Online Algorithms for Recovery of Low-Rank Parameter Matrix in Non-stationary Stochastic Systems

TL;DR

This paper introduces an online two-stage algorithm for recovering low-rank matrices in non-stationary stochastic systems, combining RLS estimation with nuclear norm regularization to achieve accurate, adaptive, and provably consistent results.

Contribution

The paper proposes a novel online algorithm that combines RLS and weighted nuclear norm regularization for low-rank matrix recovery in non-stationary systems, with proven oracle properties.

Findings

The algorithm can identify the true rank with finite data.

It provides consistent estimates as data increases.

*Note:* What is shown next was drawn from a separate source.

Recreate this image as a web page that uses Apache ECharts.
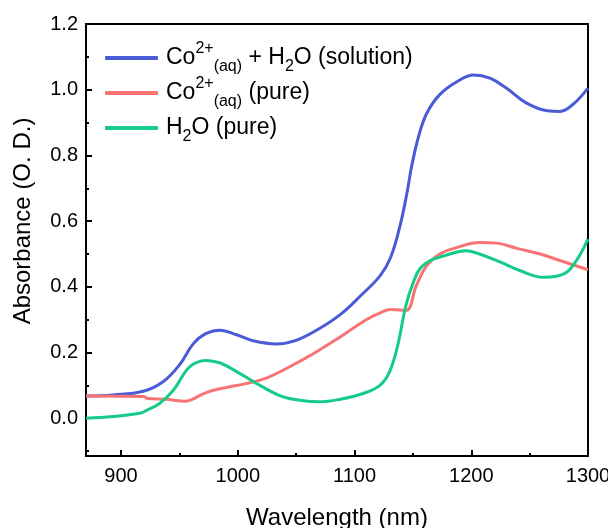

Asymptotic normality of estimates is established.

Abstract

This paper presents a two-stage online algorithm for recovery of low-rank parameter matrix in non-stationary stochastic systems. The first stage applies the recursive least squares (RLS) estimator combined with its singular value decomposition to estimate the unknown parameter matrix within the system, leveraging RLS for adaptability and SVD to reveal low-rank structure. The second stage introduces a weighted nuclear norm regularization criterion function, where adaptive weights derived from the first-stage enhance low-rank constraints. The regularization criterion admits an explicit and online computable solution, enabling efficient online updates when new data arrive without reprocessing historical data. Under the non-stationary and the non-persistent excitation conditions on the systems, the algorithm provably achieves: (i) the true rank of the unknown parameter matrix can be identified with a finite number of observations, (ii) the values of the matrix components can be consistently estimated as the number of observations increases, and (iii) the asymptotical normality of the algorithm is established as well. Such properties are termed oracle properties in the literature. Numerical simulations validate performance of the algorithm in estimation accuracy.